Le summum de l’érotisme revient au Signe de la croix, peut-être le plus beau film de la sélection proposée par Elephant Films. Non seulement DeMille fait preuve d’un sens de la mise en scène incroyable, aidé par les décors et la photographie (on voit très souvent dans le film des croix partout, en ombre, en arrière-plan sur le décor) mais en plus il offre à son spectateur une véritable orgie visuelle et ce d’autant plus que le code Hays n’était pas encore appliqué en 1932. Nudité (on voit quasiment la poitrine de Claudette Colbert dans sa célèbre scène de bain au lait d’ânesse), saphisme évident, sexualité exacerbée et une scène finale dans l’arène absolument ébouriffante, pas loin du masochisme. En effet, dans ce long morceau de bravoure se déroulant dans l’arène où les chrétiens sont mis à mort, DeMille convoque toute la puissance érotique et violente de son cinéma. Femme ligotée à moitié nue à la merci d’un gorille, homme écrasé par un éléphant, corps dévorés par les crocodiles, lions se jetant sur les figurants (on se demande si certains ont survécu au tournage), le spectacle est total, renforcé par les plans réguliers de réactions des spectateurs dans l’arène, de plus en plus transis face à cette montée en puissance du massacre. (Et ça y est, à ce stade-là, vous avez fortement envie de voir le film).

Sommet de l’érotisme chez DeMille : Claudette Colbert dans Le signe de la croix

De façon générale, l’érotisme et l’audace sont partout dans son cinéma. Les scènes de bain sont courantes (Claudette Colbert dans Le signe de la croix, Paulette Goddard dans Les Conquérants d’un Nouveau Monde) et la séduction est à peine dissimulée. C’est Claudette Colbert et ses robes laissant quasiment tout voir dans Cléopâtre ou c’est Bradley Page voulant ouvertement coucher avec une mineure dans La loi de Lynch. Pas mal pour un républicain farouche qui n’a pourtant jamais boudé la provocation.

L’autre aspect frappant du cinéma de Cecil B. DeMille, faisant de lui le réalisateur du spectacle total, c’est sa gestion des figurants. Même dans un film plus moderne comme La loi de Lynch, le cinéaste trouve le moyen de réaliser une scène convoquant des dizaines de figurants, jusqu’à ce qu’ils remplissent le cadre.

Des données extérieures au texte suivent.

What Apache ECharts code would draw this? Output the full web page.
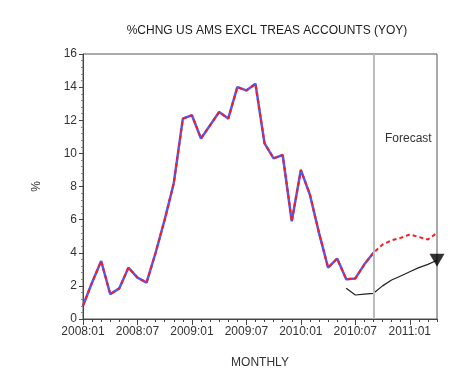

De fait, on a rarement vu une attention aussi forte sur la figuration. On s’amuse depuis plusieurs années à repérer les figurants qui font n’importe quoi sur les plateaux de tournage, prétendant de passer le balais, se contentent de regarder la caméra ou n’y mettant pas du cœur durant les scènes de combat. Impossible de trouver ça chez DeMille tant il règne en tyran sur son film. Ainsi l’action à l’arrière-plan de ses films est toujours parfaitement définie, toujours en harmonie avec le cadre et chaque personnage est à sa place, faisant une action bien précise. C’est frappant lors des scènes de soirées de Cléopâtre, la scène de lynchage de La loi de Lynch ou encore la scène du combat final des Conquérants d’un Nouveau Monde. Sur un tournage de Cecil B. DeMille, John Wayne et Gary Cooper filent aussi droit que le type au fond à gauche qui tient son fusil. C’est une récurrence parfaitement ahurissante car le cinéaste se retrouvait parfois à gérer des centaines de figurants, orchestrant parfaitement le moindre de ses cadres.

Gestion du cadre et des figurants dans La loi de Lynch

Démiurge, homme de spectacle, pionnier du cinéma, à l’aise avec le muet, le parlant, le noir et blanc, la couleur et à peu près tous les registres, DeMille est un cinéaste total, l’un des rois du divertissement de l’âge d’or d’Hollywood. Pour comprendre Hollywood, toute sa splendeur et toutes ses contradictions, il faut passer par Cecil B. DeMille plus que tout autre cinéaste. Le voyage est long mais Elephant Films nous ouvre la route avec ces six films édités, à nous de faire la reste, ça vaut le coup.